A followup to this earlier posting: Unauthorized Campaigns Used by Unauthorized Creators Become a Trend [pdf]
Coca-Cola is not the only marketer dealing with marketing it did not ask for. New ads and ideas for campaigns are increasingly popping up without client or agency involvement, whether online, on television or metaphorically nailed to boardroom doors.
Various people with diverse motives are behind the proliferation of vigilante marketing. They are freelancers and fans – even agencies – looking for accounts, and they have shown up this year to advertise or try to advertise products as they see fit.
[…] There are also agencies and creative executives working on what might be called superspeculation, like the team at Vaughn Whelan & Partners in Toronto. It does not work for Molson, but nonetheless created a commercial for Molson Canadian beer and put it on television in October.
“I had an idea that I’d actually been fostering for some time that was perfect for this brand,” said Vaughn Whelan, president and creative director. “My goal was to get one hour in their boardroom and show them five years of advertising, so they could see the future.”
The 60-second commercial, which was an effort to move away from typical beer marketing, showed a bike messenger fighting to persuade the Canadian government to let him deduct his daily food costs as “fuel” on his taxes. It ended with the line: “Respect. It’s a Canadian thing.”
Wary of potential legal issues, Mr. Whelan consulted with several lawyers and informed Molson executives before the spot appeared. After it ran twice, as planned, Mr. Whelan said, “They gave me a letter saying take it off the air.” (Like the unsanctioned iPod Mini commercial, however, it drew the kind of added exposure that publicists call “earned media” – free exposure in the news pages of newspapers like The National Post in Toronto and The New York Post.)
[…] “If Madison Avenue is no longer the evangelist for creative thinking in America, then somebody has to take up that cause,” Mr. Webber said. “That is the calling of all creative people, not just people who work for ad agencies.” Mr. Webber has another motive for wanting to see Coke sales rise: he owns stock in the company. But he is a longtime agency creative executive as well, who helped develop, among other campaign themes, “I am stuck on Band-Aid.”

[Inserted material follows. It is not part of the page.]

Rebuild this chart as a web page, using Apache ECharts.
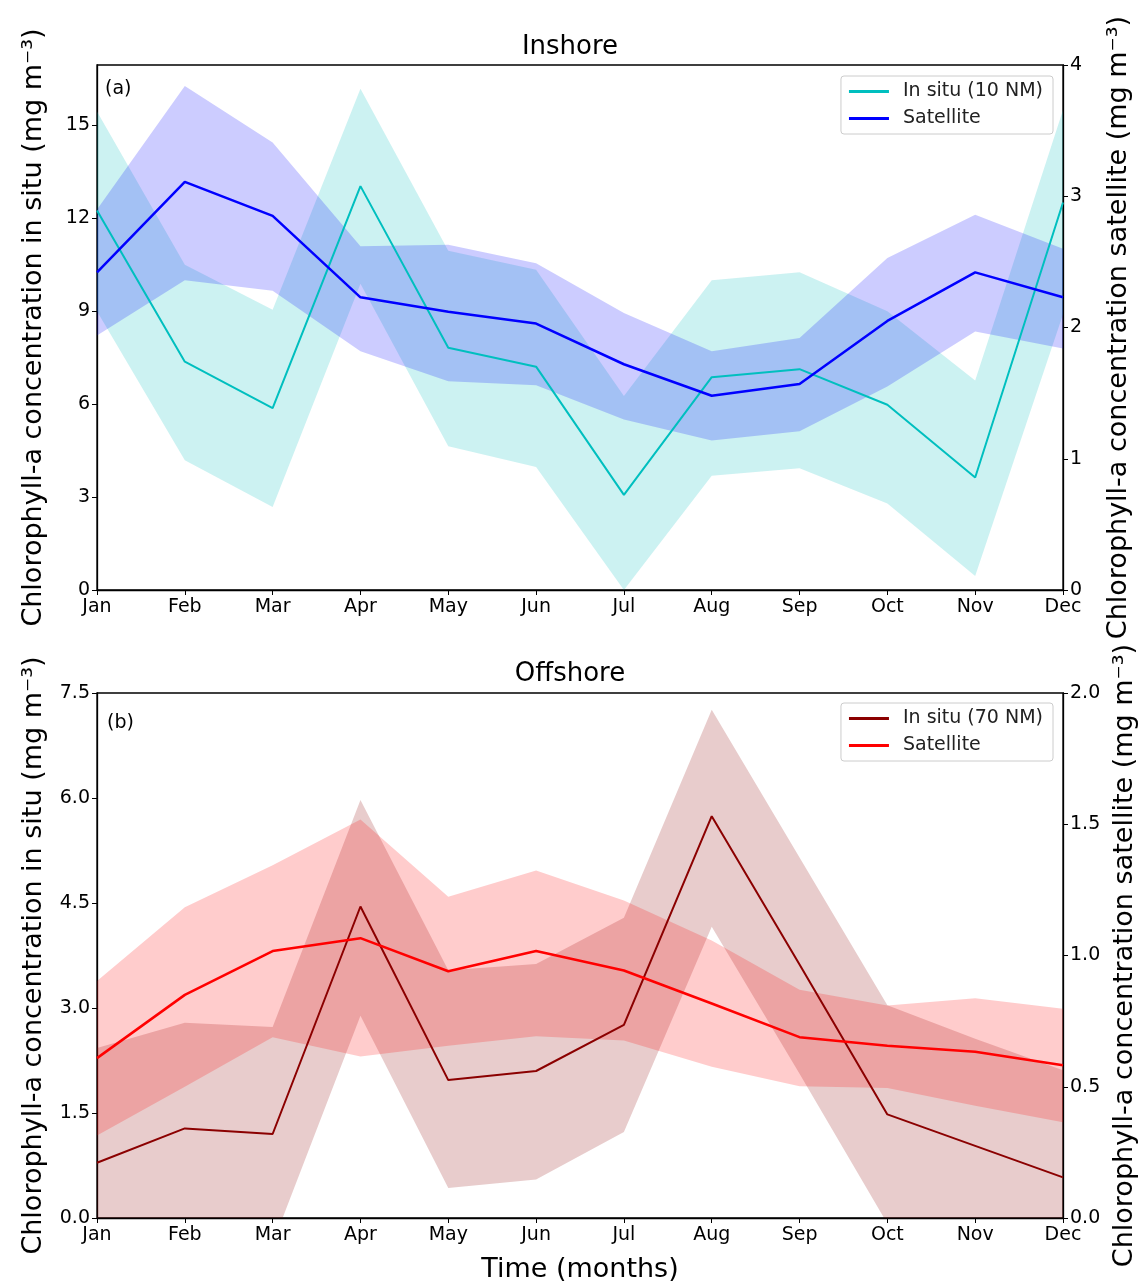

James B. Twitchell, professor of English and advertising at the University of Florida in Gainesville, agreed that the cultural power of advertising made it hard for creative people to ignore. “If I want to be creative, that’s the place I’m going to go,” he said. “It’s not so much that I want to sell the product, or even care about the product, but it’s where our shared storehouse of stories is.”
Later: the flip side — Marketing’s Flip Side: The ‘Determined Detractor’
“One determined detractor can do as much damage as 100,000 positive mentions can do good,” said Paul Rand, managing director at Ketchum Midwest in Chicago, part of the Omnicom Group. “In the same way that we need to understand who the positive influencers are, it is becoming even more critical to identify and manage determined detractors.”
“The technology puts the power of the press into the hands of the everyman,” he added.